- Occupation: Law professor
- Title: Thomas M. Cooley Professor of Law

Academic background
- Alma mater: Dartmouth College (A.B.) Harvard Law School (LL.B.)

Academic work
- Institutions: University of Michigan University of Minnesota Wayne State University

= Edward H. Cooper =

American lawyer

Edward Hayes Cooper is the Thomas M. Cooley Professor of Law Emeritus at the University of Michigan Law School. He is a leading scholar of civil procedure and federal jurisdiction. Cooper is among the most widely cited authorities in civil procedure.

==Career==
Cooper's hometown is Detroit, Michigan. Cooper received his A.B. in economics from Dartmouth College and his LL.B. from Harvard Law School. He was a law clerk to Judge Clifford Patrick O'Sullivan of the U.S. Court of Appeals for the Sixth Circuit before practicing law in Detroit. He was admitted to practice in Michigan on January 5, 1965.

Cooper's first teaching job was as an adjunct professor at Wayne State University in Detroit. Following this, he was associate professor at the University of Minnesota Law School for five years before joining the Michigan Law school faculty in 1972. He was named the Thomas M. Cooley Professor of Law in 1988. His predecessor in the chair was John W. Reed. At Michigan, Cooper teaches civil procedure and jurisdiction and choice of law, and other courses. In the past, he also taught antitrust.

Cooper is the co-author, with Charles Alan Wright and Arthur R. Miller, of the first, second, and third editions of Federal Practice & Procedure, the leading legal treatise on federal jurisdiction and procedure. The first version of the treatise was published in 1975.
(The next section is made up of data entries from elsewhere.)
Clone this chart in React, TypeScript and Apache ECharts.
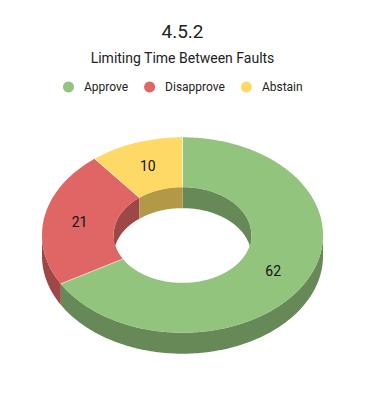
import React, { useEffect, useRef } from 'react';
import * as echarts from 'echarts';

const categories = ['Approve', 'Disapprove', 'Abstain'];
const values = [62, 21, 10];
const titleText = '4.5.2';
const subtitleText = 'Limiting Time Between Faults';

const topColors = ['#93c47d', '#e06666', '#ffd966'];
const sideColors = ['#678958', '#9d4747', '#b39847'];

const RX = 140.5;
const RY = 97.7;
const CY = 235;
const INNER = 0.49;
const DEPTH = 21;
const DEG = Math.PI / 180;

function sliceAngles() {
  const total = values.reduce((a, b) => a + b, 0);
  const res: [number, number][] = [];
  let acc = 0;
  for (const v of values) {
    const a0 = (acc / total) * Math.PI * 2;
    acc += v;
    const a1 = (acc / total) * Math.PI * 2;
    res.push([a0, a1]);
  }
  return res;
}

function pt(cx: number, phi: number, r: number, dy: number): number[] {
  return [cx + r * RX * Math.sin(phi), CY - r * RY * Math.cos(phi) + dy];
}

function arc(cx: number, a0: number, a1: number, r: number, dy: number): number[][] {
  const n = Math.max(2, Math.ceil(Math.abs(a1 - a0) / DEG));
  const out: number[][] = [];
  for (let k = 0; k <= n; k++) {
    out.push(pt(cx, a0 + ((a1 - a0) * k) / n, r, dy));
  }
  return out;
}

function band(cx: number, a0: number, a1: number, r: number): number[][] {
  const top = arc(cx, a0, a1, r, 0);
  const bot = arc(cx, a0, a1, r, DEPTH).reverse();
  return top.concat(bot);
}

function intersect(a0: number, a1: number, b0: number, b1: number): [number, number] | null {
  const s = Math.max(a0, b0);
  const e = Math.min(a1, b1);
  return e > s ? [s, e] : null;
}

export default function App() {
  const ref = useRef<HTMLDivElement>(null);
  useEffect(() => {
    document.body.style.margin = '0';
    if (!ref.current) return;
    const chart = echarts.init(ref.current, undefined, { renderer: 'svg' });
    const angles = sliceAngles();

    const wallSeries: any = {
      type: 'custom',
      name: '__walls',
      coordinateSystem: 'none',
      z: 1,
      silent: true,
      data: values.map((v) => [v]),
      renderItem: (params: any, api: any) => {
        const i = params.dataIndex;
        const cx = api.getWidth() / 2;
        const [a0, a1] = angles[i];
        const children: any[] = [];
        const front = intersect(a0, a1, Math.PI / 2, (3 * Math.PI) / 2);
        if (front) {
          children.push({
            type: 'polygon',
            shape: { points: band(cx, front[0], front[1], 1) },
            style: { fill: sideColors[i] },
          });
        }
        const backs = [
          intersect(a0, a1, 0, Math.PI / 2),
          intersect(a0, a1, (3 * Math.PI) / 2, 2 * Math.PI),
        ];
        for (const b of backs) {
          if (b) {
            children.push({
              type: 'polygon',
              shape: { points: band(cx, b[0], b[1], INNER) },
              style: { fill: sideColors[i] },
            });
          }
        }
        return { type: 'group', children };
      },
    };

    const topSeries: any[] = categories.map((name, i) => ({
      type: 'custom',
      name,
      coordinateSystem: 'none',
      z: 2,
      itemStyle: { color: topColors[i] },
      data: [[values[i]]],
      renderItem: (params: any, api: any) => {
        const cx = api.getWidth() / 2;
        const [a0, a1] = angles[i];
        const outer = arc(cx, a0, a1, 1, 0);
        const inner = arc(cx, a0, a1, INNER, 0).reverse();
        const mid = (a0 + a1) / 2;
        const lp = pt(cx, mid, (1 + INNER) / 2, 0);
        const e0 = pt(cx, a0, INNER, 0);
        const e1 = pt(cx, a0, 1, 0);
        return {
          type: 'group',
          children: [
            {
              type: 'polygon',
              shape: { points: outer.concat(inner) },
              style: { fill: topColors[i] },
            },
            {
              type: 'line',
              shape: { x1: e0[0], y1: e0[1], x2: e1[0], y2: e1[1] },
              style: { stroke: 'rgba(255,255,255,0.55)', lineWidth: 1 },
              z2: 5,
            },
            {
              type: 'text',
              x: lp[0],
              y: lp[1],
              z2: 10,
              style: {
                text: String(api.value(0)),
                fill: '#111111',
                fontSize: 14,
                fontFamily: 'Roboto',
                align: 'center',
                verticalAlign: 'middle',
              },
            },
          ],
        };
      },
    }));

    chart.setOption({
      animation: false,
      title: [
        {
          text: titleText,
          left: 'center',
          top: 16,
          padding: 0,
          textStyle: { fontSize: 19, fontWeight: 'normal', color: '#222222', fontFamily: 'Roboto', lineHeight: 30 },
        },
        {
          text: subtitleText,
          left: 'center',
          top: 50,
          padding: 0,
          textStyle: { fontSize: 14, fontWeight: 'normal', color: '#222222', fontFamily: 'Roboto', lineHeight: 16 },
        },
      ],
      legend: {
        data: categories,
        left: 63,
        top: 81,
        padding: 0,
        icon: 'circle',
        itemWidth: 11,
        itemHeight: 11,
        itemGap: 16,
        textStyle: { fontSize: 12, color: '#222222', fontFamily: 'Roboto', padding: [0, 0, 0, 5] },
      },
      series: [wallSeries, ...topSeries],
    });
    return () => chart.dispose();
  }, []);
  return <div ref={ref} style={{ width: 365, height: 405 }} />;
}
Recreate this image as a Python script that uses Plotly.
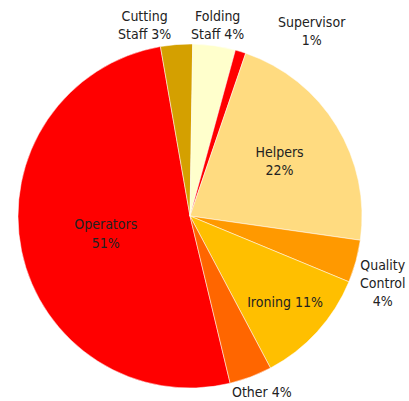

Cooper served as a member of the Advisory Committee on Civil Rules of the Judicial Conference of the United States from 1991 to 1992, and has been reporter for that committee since 1992. Cooper has been a member of the Council of the American Law Institute since 1988 and has served as adviser to the ALI Federal Judicial Code, International Jurisdiction and Judgments, and Transnational Procedure projects.

Cooper is married, and he and his wife have two children and three grandchildren.